Landscapes of facilitation: Today we know that regime shifts are typically caused by external “shocks” or gradually changing environmental conditions that exceed critical thresholds, but that some also involve critical transitions, where novel feedbacks propel the system from one self-reinforcing and persistent regime (or stable state) to another. All regime shifts are difficult to manage, but critical transitions pose particular challenges because of inherent difficulties in both predicting and reversing them. It is therefore critical to identify and quantify the importance of biological feedbacks to manage regime shifts. In a series of papers, we have demonstrated how intertidal shellfish systems are shaped by feedbacks that reinforce particular biological configurations (van der Zee et al. 2012, Donadi et al. 2013, Koppel et al. 2015). Recently, we have shown how these facilitation processes shape an intertidal landscapes of mussels and their associated species (Andriana 2020, 2021, van der Ouderaa 2021).
The stickleback wave: Regime shifts are commonly deducted from simple time-series data that average across a larger system. The temporal-only perspective is limiting and represent spatially heterogeneous (natural) systems poorly, because theory predicts that in large ecosystems with environmental gradients, shifts should start locally and gradually spread through space. Thus, despite well-developed theory, many empirical examples, and implementation of critical transitions in European policy and management legislation; we are still far from understanding how to detect and manage regime shifts.
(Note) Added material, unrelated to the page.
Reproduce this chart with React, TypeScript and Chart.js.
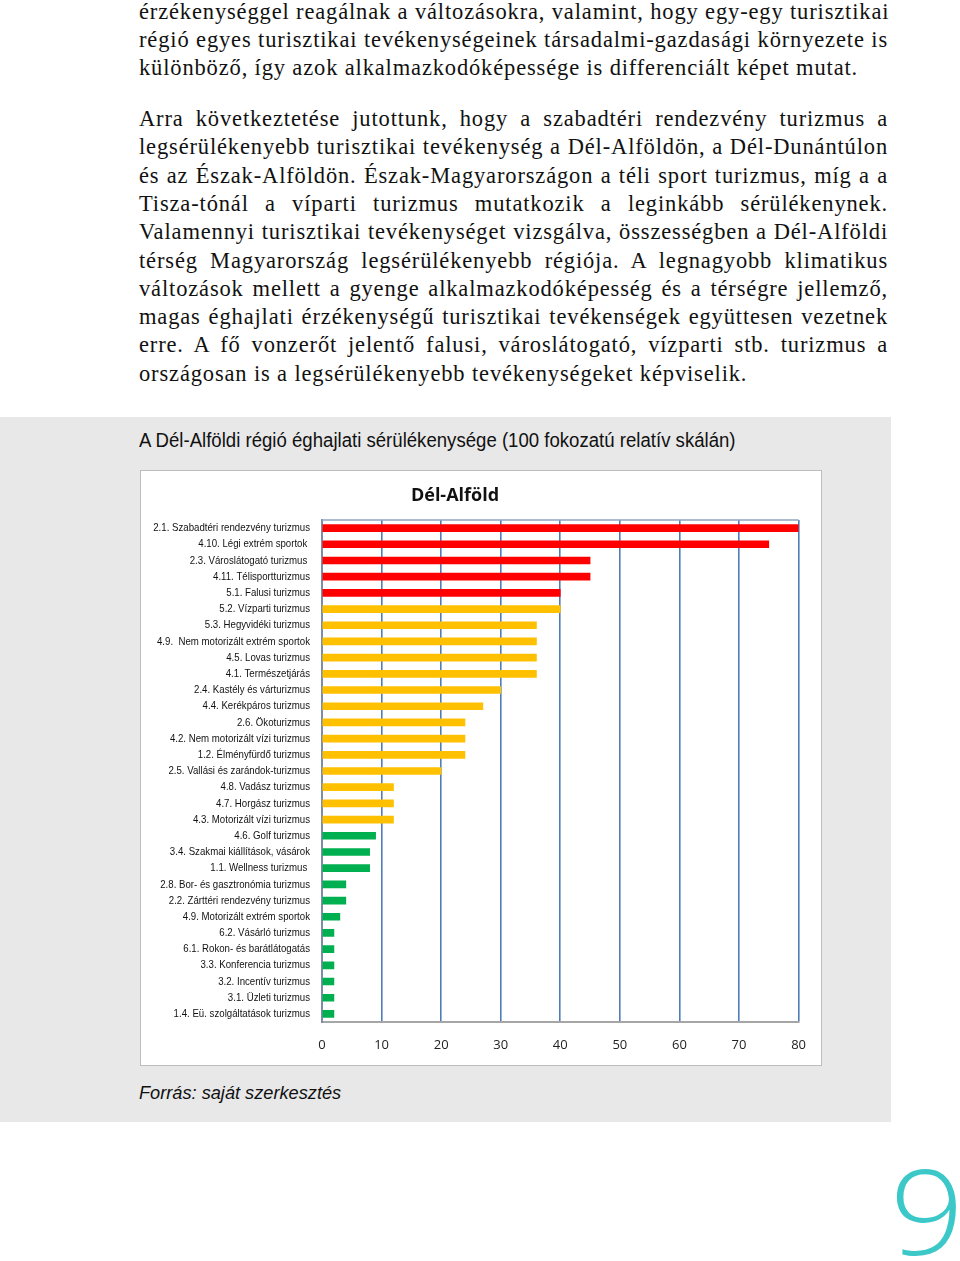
import React, { useEffect, useRef } from "react";
import { Chart, registerables } from "chart.js";

Chart.register(...registerables);

const categories: string[] = [
  "2.1. Szabadtéri rendezvény turizmus",
  "4.10. Légi extrém sportok ",
  "2.3. Városlátogató turizmus ",
  "4.11. Télisportturizmus",
  "5.1. Falusi turizmus",
  "5.2. Vízparti turizmus",
  "5.3. Hegyvidéki turizmus",
  "4.9.  Nem motorizált extrém sportok",
  "4.5. Lovas turizmus",
  "4.1. Természetjárás",
  "2.4. Kastély és várturizmus",
  "4.4. Kerékpáros turizmus",
  "2.6. Ökoturizmus",
  "4.2. Nem motorizált vízi turizmus",
  "1.2. Élményfürdő turizmus",
  "2.5. Vallási és zarándok-turizmus",
  "4.8. Vadász turizmus",
  "4.7. Horgász turizmus",
  "4.3. Motorizált vízi turizmus",
  "4.6. Golf turizmus",
  "3.4. Szakmai kiállítások, vásárok",
  "1.1. Wellness turizmus ",
  "2.8. Bor- és gasztronómia turizmus",
  "2.2. Zárttéri rendezvény turizmus",
  "4.9. Motorizált extrém sportok",
  "6.2. Vásárló turizmus",
  "6.1. Rokon- és barátlátogatás",
  "3.3. Konferencia turizmus",
  "3.2. Incentív turizmus",
  "3.1. Üzleti turizmus",
  "1.4. Eü. szolgáltatások turizmus",
];

const values: number[] = [
  80, 75, 45, 45, 40, 40, 36, 36, 36, 36, 30, 27, 24, 24, 24, 20, 12, 12, 12, 9,
  8, 8, 4, 4, 3, 2, 2, 2, 2, 2, 2,
];

// vulnerability class per bar: "high" (red), "mid" (yellow), "low" (green)
const levels: string[] = [
  "high", "high", "high", "high", "high",
  "mid", "mid", "mid", "mid", "mid", "mid", "mid", "mid", "mid", "mid", "mid",
  "mid", "mid", "mid",
  "low", "low", "low", "low", "low", "low", "low", "low", "low", "low", "low", "low",
];

const levelColors: Record<string, string> = {
  high: "#FF0000",
  mid: "#FFC000",
  low: "#00B050",
};

const xTicks: number[] = [0, 10, 20, 30, 40, 50, 60, 70, 80];

const chartTitle = "Dél-Alföld";
const boxTitle =
  "A Dél-Alföldi régió éghajlati sérülékenysége (100 fokozatú relatív skálán)";
const sourceText = "Forrás: saját szerkesztés";

const para1: string[] = [
  "érzékenységgel reagálnak a változásokra, valamint, hogy egy-egy turisztikai",
  "régió egyes turisztikai tevékenységeinek társadalmi-gazdasági környezete is",
  "különböző, így azok alkalmazkodóképessége is differenciált képet mutat.",
];
const para2: string[] = [
  "Arra következtetése jutottunk, hogy a szabadtéri rendezvény turizmus a",
  "legsérülékenyebb turisztikai tevékenység a Dél-Alföldön, a Dél-Dunántúlon",
  "és az Észak-Alföldön. Észak-Magyarországon a téli sport turizmus, míg a a",
  "Tisza-tónál a víparti turizmus mutatkozik a leginkább sérülékenynek.",
  "Valamennyi turisztikai tevékenységet vizsgálva, összességben a Dél-Alföldi",
  "térség Magyarország legsérülékenyebb régiója. A legnagyobb klimatikus",
  "változások mellett a gyenge alkalmazkodóképesség és a térségre jellemző,",
  "magas éghajlati érzékenységű turisztikai tevékenségek együttesen vezetnek",
  "erre. A fő vonzerőt jelentő falusi, városlátogató, vízparti stb. turizmus a",
  "országosan is a legsérülékenyebb tevékenységeket képviselik.",
];

const plotFrame = {
  id: "plotFrame",
  afterDraw(chart: any) {
    const { ctx, chartArea } = chart;
    ctx.save();
    ctx.strokeStyle = "#8FA3BF";
    ctx.lineWidth = 1.5;
    ctx.beginPath();
    ctx.moveTo(chartArea.left, chartArea.top);
    ctx.lineTo(chartArea.right, chartArea.top);
    ctx.stroke();
    ctx.restore();
  },
};

// draws the category labels of the y scale in a condensed style
const narrowLabels = {
  id: "narrowLabels",
  afterDraw(chart: any) {
    const { ctx } = chart;
    const yScale = chart.scales.y;
    const right = yScale.right - 12;
    ctx.save();
    ctx.fillStyle = "#111";
    ctx.font = '11.5px "Liberation Sans", Arial, sans-serif';
    ctx.textAlign = "right";
    ctx.textBaseline = "middle";
    yScale.ticks.forEach((_t: any, i: number) => {
      const y = yScale.getPixelForTick(i);
      const label = String(chart.data.labels[i]);
      ctx.save();
      ctx.translate(right, y);
      ctx.scale(0.84, 1);
      ctx.fillText(label, 0, 0);
      ctx.restore();
    });
    ctx.restore();
  },
};

function BarChart() {
  const ref = useRef<HTMLCanvasElement | null>(null);
  useEffect(() => {
    if (!ref.current) return;
    const chart = new Chart(ref.current, {
      type: "bar",
      data: {
        labels: categories,
        datasets: [
          {
            data: values,
            backgroundColor: levels.map((l) => levelColors[l]),
            borderWidth: 0,
            barThickness: 7,
          },
        ],
      },
      options: {
        indexAxis: "y",
        animation: false,
        responsive: false,
        maintainAspectRatio: false,
        layout: { padding: { top: 49, right: 17, bottom: 0, left: 0 } },
        plugins: {
          legend: { display: false },
          tooltip: { enabled: false },
          title: { display: false },
        },
        scales: {
          x: {
            min: 0,
            max: 80,
            afterBuildTicks: (scale: any) => {
              scale.ticks = xTicks.map((v) => ({ value: v }));
            },
            afterFit: (scale: any) => {
              scale.height = 43;
            },
            grid: {
              color: "#4F7DB8",
              lineWidth: 1.6,
              drawTicks: false,
            },
            border: { display: true, color: "#A6A6A6", width: 2 },
            ticks: {
              padding: 15,
              color: "#222",
              font: { family: "Open Sans", size: 13 },
            },
          },
          y: {
            afterFit: (scale: any) => {
              scale.width = 181;
            },
            grid: { display: false, drawTicks: false },
            border: { display: true, color: "#7D8DA6", width: 2 },
            ticks: {
              display: false,
              autoSkip: false,
            },
          },
        },
      },
      plugins: [plotFrame, narrowLabels],
    });
    return () => chart.destroy();
  }, []);
  return <canvas ref={ref} width={680} height={594} style={{ display: "block" }} />;
}

const serif = '"Liberation Serif", "Times New Roman", serif';

function TextLine({ text, top, justify }: { text: string; top: number; justify: boolean }) {
  return (
    <div
      style={{
        position: "absolute",
        left: 139,
        top,
        width: 749,
        height: 28,
        lineHeight: "28px",
        fontFamily: serif,
        fontSize: 22.5,
        letterSpacing: "0.85px",
        color: "#111",
        whiteSpace: "nowrap",
        textAlign: justify ? "justify" : "left",
        textAlignLast: justify ? "justify" : "left",
      } as React.CSSProperties}
    >
      {text}
    </div>
  );
}

export default function App() {
  const p1Tops = [-2, 26, 54];
  const p2Start = 105;
  const step = 28.3;
  return (
    <div
      style={{
        position: "absolute",
        left: 0,
        top: 0,
        width: 960,
        height: 1261,
        overflow: "hidden",
        background: "#fff",
      }}
    >
      {para1.map((t, i) => (
        <TextLine key={"a" + i} text={t} top={p1Tops[i]} justify={i < para1.length - 1} />
      ))}
      {para2.map((t, i) => (
        <TextLine
          key={"b" + i}
          text={t}
          top={Math.round(p2Start + i * step)}
          justify={i < para2.length - 1}
        />
      ))}
      <div
        style={{
          position: "absolute",
          left: 0,
          top: 417,
          width: 891,
          height: 705,
          background: "#E8E8E8",
        }}
      />
      <div
        style={{
          position: "absolute",
          left: 139,
          top: 427,
          fontFamily: '"Liberation Sans", Arial, sans-serif',
          fontSize: 20,
          lineHeight: "26px",
          color: "#111",
          whiteSpace: "nowrap",
          transform: "scaleX(0.93)",
          transformOrigin: "0 0",
        }}
      >
        {boxTitle}
      </div>
      <div
        style={{
          position: "absolute",
          left: 140,
          top: 470,
          width: 680,
          height: 594,
          border: "1px solid #BDBDBD",
          background: "#fff",
        }}
      >
        <BarChart />
        <div
          style={{
            position: "absolute",
            left: 0,
            top: 11,
            width: 628,
            textAlign: "center",
            fontFamily: '"Open Sans", sans-serif',
            fontWeight: 700,
            fontSize: 18,
            lineHeight: "24px",
            color: "#111",
          }}
        >
          {chartTitle}
        </div>
      </div>
      <div
        style={{
          position: "absolute",
          left: 139,
          top: 1081,
          fontFamily: '"Liberation Sans", Arial, sans-serif',
          fontStyle: "italic",
          fontSize: 18.2,
          lineHeight: "24px",
          color: "#111",
          whiteSpace: "nowrap",
        }}
      >
        {sourceText}
      </div>
      <div
        style={{
          position: "absolute",
          left: 890,
          top: 1140,
          fontFamily: '"Open Sans", sans-serif',
          fontWeight: 300,
          fontSize: 118,
          lineHeight: "140px",
          color: "#3CC8C8",
          transform: "scaleX(1.1)",
          transformOrigin: "0 0",
        }}
      >
        9
      </div>
    </div>
  );
}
By compiling a dataset with both a long temporal perspective and a high spatial resolution, we have been able to empirically document a spatially propagating shift in the trophic structure of a large aquatic ecosystem, from dominance of large predatory fish (perch, pike) to the small prey fish (the three-spined stickleback) (Eklöf et al. 2021). This shift has propagated like a slow moving wave through the system for the past 30 years. Mechanistic experiments and modelling also showed that the different “trophic states” were reinforced by strong biological feedbacks. Our results demonstrate the need to incorporate the spatial component in the monitoring of complex natural systems; to better predict, detect and confront regime shifts within large ecosystems.